I think this issue really came to light for me at CCH Spring Retreat...one of the speakers brought up those people in our lives who are really hard to love. You know those people, right? The annoying ones, the mean ones, the ones you just want to avoid. The lesson was basically about how those people might annoy the ever loving crap out of us, but it is our call to love them anyway. I mean, if we could potentially impact the trajectory of a life and someone's eternity can't we just deal with the annoyance?
Easier said than done, right?
For me, this topic shot one person to the forefront of my brain right away...then the thoughts of them and if I was really loving them like I should kept nagging at me relentlessly. On the one hand, I desperately want to look them in the eye and say, "Hey, I care about you way too much to watch you live this way. God has way bigger things for you if you'd just hand it over to Him, follow His plan, and trust Him." But on the other hand, you know they'll be on the defensive and tune you out if you just straight up said that to them.
So how do you go about such a situation? Just love them, right?
But what if you feel like they're constantly talking down about your life? What if you feel like they're laughing at the life choices you make, even when you know they're right? What if they're always bringing you down? What happens when you don't even feel comfortable around this person anymore and can't relate to them?
This is a thing in my life right now...and I honestly don't know how to approach it. For me, it's someone I feel that I no longer relate to at all...but I also feel an enormous weight of responsibility...I mean, with eternity literally on the line, can I just walk away? No. Do I want to sometimes? Absolutely.
It's tiring. Many times, it's so tiring that I just avoid the situation all together...but I know that's not the right approach either. I recently brought this whole thing to someone whose advice I very much trust and was told basically to be there for the friend that needed me but to always make sure I was being the influence and not the one being influenced. She told me to go out of my way to be the influence...but I'm not really sure what that looks like...One might think, well spend time with this person so they know you care enough to sacrifice other things in your life for them. But is that a good idea when I always walk away from our time together feel defeated and negative about everything? I can only be relentlessly positive against total negativity for so long before I just want to give up.

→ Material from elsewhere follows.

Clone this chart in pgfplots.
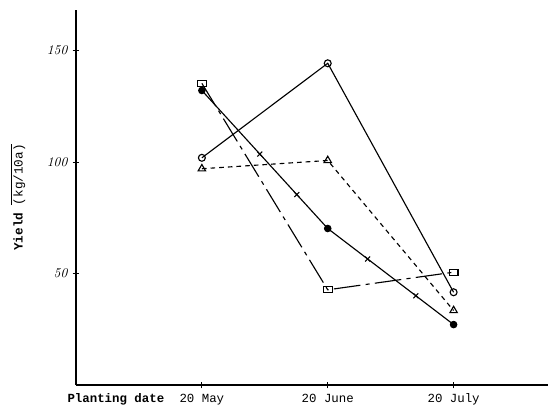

I just don't really know. What I do know is that this topic came up again at 8.01 tonight. What I do know is that I'm about 110% sure that God's trying to get my attention here. Maybe He's been trying to get yours, too...is there someone in your life who you could be influencing for the better? Someone who needs you to show them the unconditional love that God shows you? I know it's hard...I'm right there too, but God will always give you the words to say and the strength to get through even the most tiring and defeating of situations if you just trust Him.